The coronavirus pandemic has impacted the way consumers spend, save, and invest their money, especially with record job losses amid a recession. The Federal Pandemic Unemployment Compensation program gave all unemployed workers an additional $600 a week through the end of July, helping them pay their mortgages, car payments, and credit card bills.
As millions of Americans are now working at home, many have opted to buy homes in areas that are affordable, moving out of major cities such as New York and San Francisco and to more suburban areas that offer more square footage. With record-low mortgage interest rates, many consumers seized the opportunity to purchase their first home.

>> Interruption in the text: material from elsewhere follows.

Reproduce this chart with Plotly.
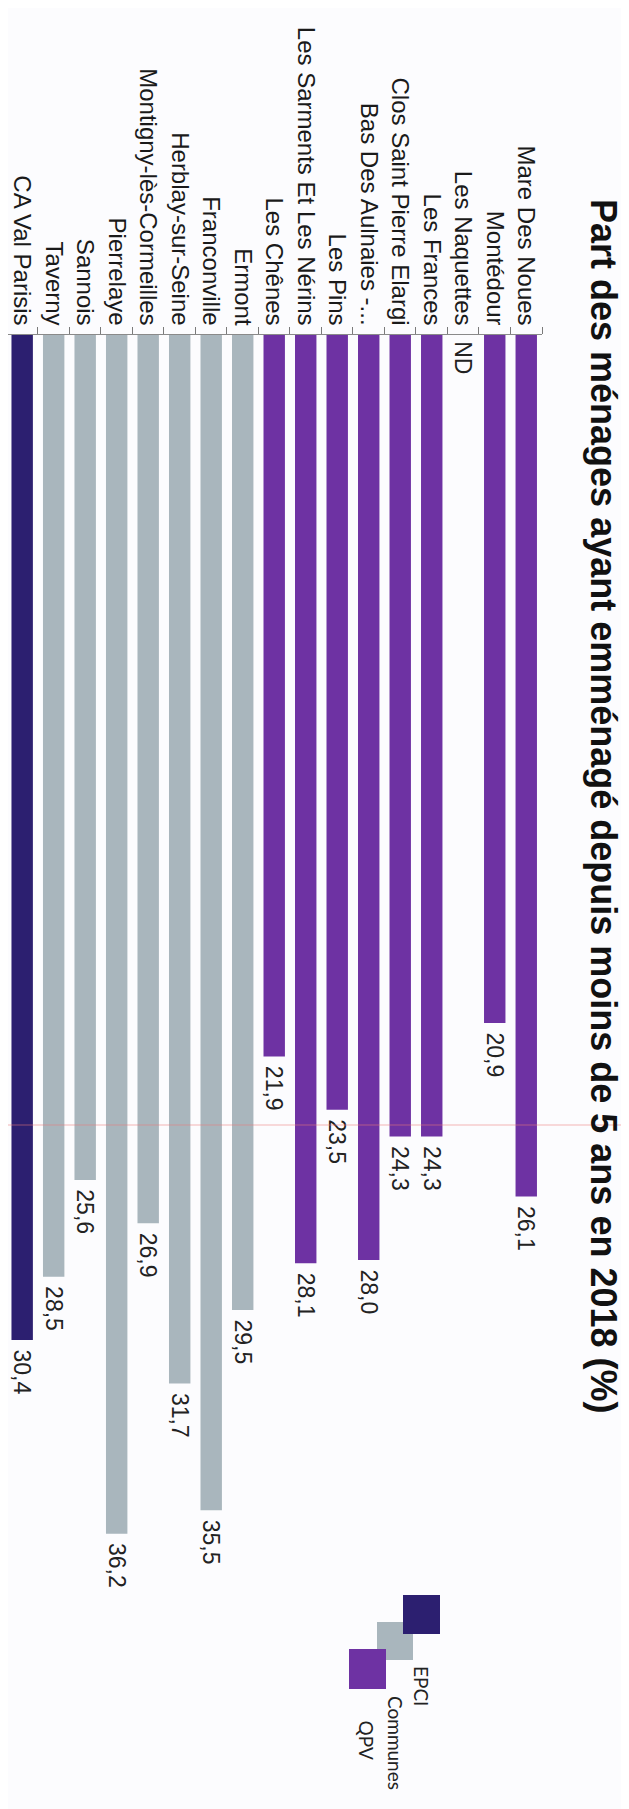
import plotly.graph_objects as go

# Données (de gauche à droite dans l'image pivotée)
categories = [
    "CA Val Parisis", "Taverny", "Sannois", "Pierrelaye",
    "Montigny-lès-Cormeilles", "Herblay-sur-Seine", "Franconville", "Ermont",
    "Les Chênes", "Les Sarments Et Les Nérins", "Les Pins",
    "Bas Des Aulnaies -...", "Clos Saint Pierre Elargi", "Les Frances",
    "Les Naquettes", "Montédour", "Mare Des Noues",
]
values = [30.4, 28.5, 25.6, 36.2, 26.9, 31.7, 35.5, 29.5,
          21.9, 28.1, 23.5, 28.0, 24.3, 24.3, None, 20.9, 26.1]
groups = ["EPCI"] + ["Communes"] * 7 + ["QPV"] * 9
legend_order = ["EPCI", "Communes", "QPV"]

colors = {"EPCI": "#2c1f70", "Communes": "#a9b6bd", "QPV": "#6e32a3"}
title = "Part des ménages ayant emménagé depuis moins de 5 ans en 2018 (%)"

W, H = 629, 1809
L, R, T, B = 0, 95, 327, 50
pw, ph = W - L - R, H - T - B
PX_PER_UNIT = 33.37
y0 = 0.28
y1 = y0 + ph / PX_PER_UNIT


def px(x):
    return (x - L) / pw


def py(y):
    return (H - B - y) / ph


def fmt(v):
    return "" if v is None else f"{v:.1f}".replace(".", ",")


FONT = "Liberation Sans, Arial, sans-serif"

fig = go.Figure()
for grp in legend_order:
    xs = [c for c, g in zip(categories, groups) if g == grp]
    ys = [v for v, g in zip(values, groups) if g == grp]
    fig.add_trace(go.Bar(
        x=xs, y=ys, name=grp,
        marker=dict(color=colors[grp], line=dict(width=0)),
        text=["\u00a0" + fmt(v) if v is not None else "" for v in ys],
        textposition="outside", textangle=90, constraintext="none",
        cliponaxis=False,
        outsidetextfont=dict(family=FONT, size=23, color="#222"),
        showlegend=False,
    ))

shapes = []
# légende dessinée à la main (texte pivoté)
legend_boxes = {
    "Communes": (369, 1614, 405, 1652),
    "EPCI": (395, 1587, 432, 1626),
    "QPV": (341, 1641, 378, 1681),
}
for grp in ["Communes", "EPCI", "QPV"]:
    xa, ya, xb, yb = legend_boxes[grp]
    shapes.append(dict(type="rect", xref="paper", yref="paper",
                       x0=px(xa), x1=px(xb), y0=py(ya), y1=py(yb),
                       fillcolor=colors[grp], line=dict(width=0), layer="above"))
# trait rouge du scan
shapes.append(dict(type="line", xref="paper", yref="paper",
                   x0=px(0), x1=px(W), y0=py(1117), y1=py(1117),
                   line=dict(color="rgba(235,120,120,0.55)", width=1)))

annotations = [
    dict(text="<b>" + title + "</b>", xref="paper", yref="paper",
         x=px(596), y=py(798), xanchor="center", yanchor="middle",
         textangle=90, showarrow=False,
         font=dict(family=FONT, size=36, color="#111")),
    dict(text="ND", xref="x", yref="paper", x="Les Naquettes", y=py(331),
         xanchor="center", yanchor="top", textangle=90, showarrow=False,
         font=dict(family=FONT, size=23, color="#222")),
]
legend_text = {"EPCI": (414, 1656), "Communes": (388, 1686), "QPV": (358, 1710)}
for grp, (lx, ly) in legend_text.items():
    annotations.append(dict(text=grp, xref="paper", yref="paper",
                            x=px(lx), y=py(ly), xanchor="center", yanchor="top",
                            textangle=90, showarrow=False,
                            font=dict(family="Lato, sans-serif", size=19, color="#222")))

fig.update_layout(
    width=W, height=H,
    margin=dict(l=L, r=R, t=T, b=B, autoexpand=False),
    paper_bgcolor="#fcfcfe", plot_bgcolor="#fcfcfe",
    barmode="overlay", bargap=0.32,
    xaxis=dict(
        side="top", type="category",
        categoryorder="array", categoryarray=categories,
        range=[-0.45, len(categories) - 0.5],
        tickangle=90, tickson="boundaries",
        ticks="outside", ticklen=7, tickcolor="#7a7a7a",
        showline=True, linecolor="#8a8a8a", linewidth=1,
        showgrid=False, automargin=False,
        tickfont=dict(family=FONT, size=24, color="#1a1a1a"),
    ),
    yaxis=dict(range=[y1, y0], visible=False, showgrid=False, zeroline=False),
    shapes=shapes, annotations=annotations,
)

fig.write_html("out.html")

Consumers who are tired of renting and want to own a house and build equity can explore their mortgage options by visiting Credible to compare rates and lenders.
Other consumers have opted to refinance their mortgages into lower interest rates. Refinancing makes sense if you do not have plans to move during the next few years, said Leslie Tayne, a Melville, N.Y. attorney specializing in debt relief. Shop around for the best interest rates, but also consider your current mortgage lender since the company might offer lower fees which keep the costs down.
Refinancing can save homeowners thousands of dollars each year and help them pay off a mortgage sooner. Explore your mortgage refinance options by visiting Credible to compare rates and lenders.
Paying down existing debt
Consumers who have extra cash should pay more than the monthly minimum payment each month to save money on interest and fees for credit cards and personal loans, said Bruce McClary, spokesperson for the National Foundation for Credit Counseling, a Washington, D.C.-based non-profit organization.
“Making minimum payments means interest will continue to accrue over a longer period of time, ultimately costing you more money,” he said.
People who have good credit should consider applying for a credit card or personal loan with an introductory offer with a lower interest rate to reduce monthly payment amounts.
“You can get even more traction if you move balances to lower interest rate loans or lines of credit or negotiate lower interest on the accounts you have,” McClary said.
To see what balance transfer cards have to offer, check out Credible's online marketplace.
Pay the minimum amount on the loans with the lowest interest rates and make the maximum possible payments on the accounts with the highest balances.
“This will prove the shortest route to paying down your debt,” said Paul Tyler, chief marketing officer at Nassau Financial Group, based in Hartford, Conn.
Consumers who like to see steady progress can adopt the strategy of paying off the smallest balances first. While this will take longer to eliminate debt, it could be one way to keep you psychologically motivated to stick to your plan, he said.
Refinance student loans
Consumers who are saddled with student loan debt should consider refinancing them into loans with lower interest rates which in turn decreases the monthly payments to a more affordable level. The Federal Reserve has chosen to keep interest rates at record lows, helping Americans pay down their debt.
People whose credit scores have risen recently should take advantage of refinancing since lenders examine a consumer’s credit history when considering what interest rate to offer.
To see current student loan refinancing interest rates, check out Credible.
Building up savings
The coronavirus pandemic has been a stark reminder of why it is important to have emergency savings in addition to long-term investments for retirement, McClary said. One step to easily saving money each month is to use automatic payroll deductions that can be transferred into a savings account.
“Making the most of your emergency savings also means looking for higher-yielding accounts, like certificates of deposit,” he said.
Consumers should save at least six months of expenses, but consider increasing that amount to nine months to one year since obtaining employment could take longer during a recession, said Daren Blonski, managing principal of Sonoma Wealth Advisors in California.
People should aim to save 15 percent of their income if they want to retire.
“If you pay your savings like your bills, you will save more money,” he said. “You have to play a trick on your mind. The more money you can put into a Roth IRA will benefit you in the long run because it will compound and distributions will come out tax-free.”